RAW DATA:

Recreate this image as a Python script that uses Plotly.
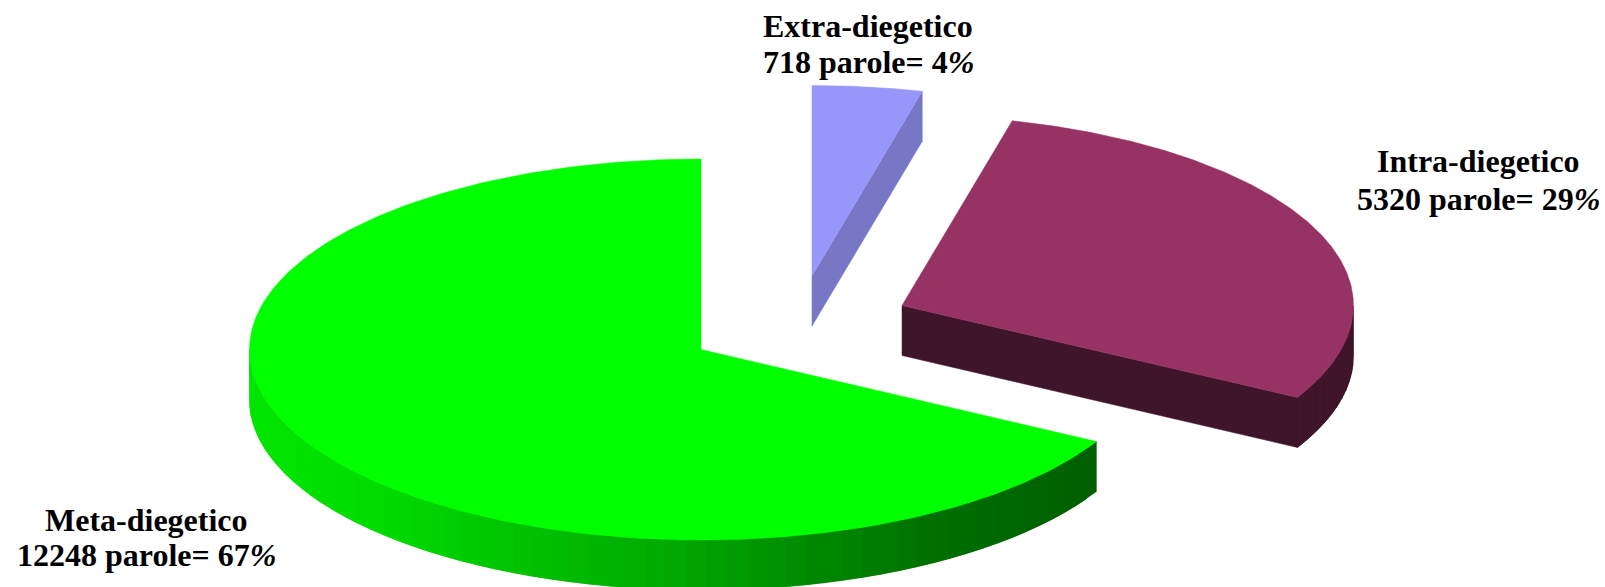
import numpy as np
import plotly.graph_objects as go

# ---- data ----
categories = ["Extra-diegetico", "Intra-diegetico", "Meta-diegetico"]
words = [718, 5320, 12248]
percents = [4, 29, 67]

# ---- styling / projection ----
W, H = 1605, 587
RX, RY, DEPTH = 451.5, 190.5, 50
centers = [(812, 276), (902, 305.5), (701, 349.5)]
top_colors = [(0x97, 0x97, 0xFA), (0x96, 0x32, 0x64), (0x00, 0xFF, 0x00)]
label_pos = [(868, 26, 62), (1478, 161, 199), (146, 520, 555)]


def rgb(c, f=1.0):
    return "rgb(%d,%d,%d)" % tuple(round(v * f) for v in c)


def pt(cx, cy, deg, dz=0.0):
    a = np.radians(deg)
    return cx + RX * np.sin(a), cy - RY * np.cos(a) + dz


def poly(fig, xs, ys, color):
    xs, ys = list(xs), list(ys)
    fig.add_trace(go.Scatter(
        x=xs + xs[:1], y=ys + ys[:1], mode="lines", fill="toself", fillcolor=color,
        line=dict(color=color, width=0.5), hoverinfo="skip", showlegend=False))


def side_factor(i, x, cx):
    if i == 0:
        return 0.79
    if i == 1:
        return 0.42
    t = (x - (cx - RX)) / (2 * RX * 0.94)
    return float(np.interp(t, [0, 0.15, 0.5, 0.8, 1], [0.90, 0.86, 0.66, 0.44, 0.37]))


fig = go.Figure()
edges = np.cumsum([0] + words) / sum(words) * 360.0

for i in range(len(words)):
    a0, a1 = edges[i], edges[i + 1]
    cx, cy = centers[i]
    color = top_colors[i]

    # radial face on the clockwise end of a slice (only visible when facing the viewer)
    if a1 < 180:
        ex, ey = pt(cx, cy, a1)
        poly(fig, [cx, ex, ex, cx], [cy, ey, ey + DEPTH, cy + DEPTH],
             rgb(color, side_factor(i, cx, cx)))

    # outer rim, front half only; each band runs over the next one to hide seams
    lo, hi = max(a0, 90), min(a1, 270)
    if hi > lo:
        steps = np.linspace(lo, hi, max(2, int((hi - lo) / 2.5) + 1))
        for s0, s1 in zip(steps[:-1], steps[1:]):
            s2 = min(hi, s1 + (s1 - s0))
            arc = np.linspace(s0, s2, 5)
            tx, ty = pt(cx, cy, arc)
            poly(fig, [*tx, *tx[::-1]], [*ty, *(ty[::-1] + DEPTH)],
                 rgb(color, side_factor(i, (tx[0] + tx[2]) / 2, cx)))

    # top face
    angles = np.linspace(a0, a1, 240)
    px, py = pt(cx, cy, angles)
    poly(fig, [cx, *px], [cy, *py], rgb(color))

for name, n, pc, (lx, y1, y2) in zip(categories, words, percents, label_pos):
    for txt, y in ((name, y1), (f"{n} parole= {pc}<i>%</i>", y2)):
        fig.add_annotation(x=lx, y=y, text=f"<b>{txt}</b>", showarrow=False,
                           xanchor="center", yanchor="middle",
                           font=dict(family="Liberation Serif", size=32, color="#000000"))

fig.update_layout(
    width=W, height=H, margin=dict(l=0, r=0, t=0, b=0),
    paper_bgcolor="#ffffff", plot_bgcolor="#ffffff", showlegend=False,
    xaxis=dict(range=[0, W], visible=False, fixedrange=True),
    yaxis=dict(range=[H, 0], visible=False, fixedrange=True),
)
fig.write_html("out.html", config={"displayModeBar": False},
               post_script="document.body.style.margin='0';")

WHAT YOU ARE ASKED TO DO: With all pictures left out, please transcribe exactly the lines from the start of the material through the line with "edges = np.cumsum([0]".

ANSWER TO THIS PROBLEM:
Recreate this image as a Python script that uses Plotly.
import numpy as np
import plotly.graph_objects as go

# ---- data ----
categories = ["Extra-diegetico", "Intra-diegetico", "Meta-diegetico"]
words = [718, 5320, 12248]
percents = [4, 29, 67]

# ---- styling / projection ----
W, H = 1605, 587
RX, RY, DEPTH = 451.5, 190.5, 50
centers = [(812, 276), (902, 305.5), (701, 349.5)]
top_colors = [(0x97, 0x97, 0xFA), (0x96, 0x32, 0x64), (0x00, 0xFF, 0x00)]
label_pos = [(868, 26, 62), (1478, 161, 199), (146, 520, 555)]


def rgb(c, f=1.0):
    return "rgb(%d,%d,%d)" % tuple(round(v * f) for v in c)


def pt(cx, cy, deg, dz=0.0):
    a = np.radians(deg)
    return cx + RX * np.sin(a), cy - RY * np.cos(a) + dz


def poly(fig, xs, ys, color):
    xs, ys = list(xs), list(ys)
    fig.add_trace(go.Scatter(
        x=xs + xs[:1], y=ys + ys[:1], mode="lines", fill="toself", fillcolor=color,
        line=dict(color=color, width=0.5), hoverinfo="skip", showlegend=False))


def side_factor(i, x, cx):
    if i == 0:
        return 0.79
    if i == 1:
        return 0.42
    t = (x - (cx - RX)) / (2 * RX * 0.94)
    return float(np.interp(t, [0, 0.15, 0.5, 0.8, 1], [0.90, 0.86, 0.66, 0.44, 0.37]))


fig = go.Figure()
edges = np.cumsum([0] + words) / sum(words) * 360.0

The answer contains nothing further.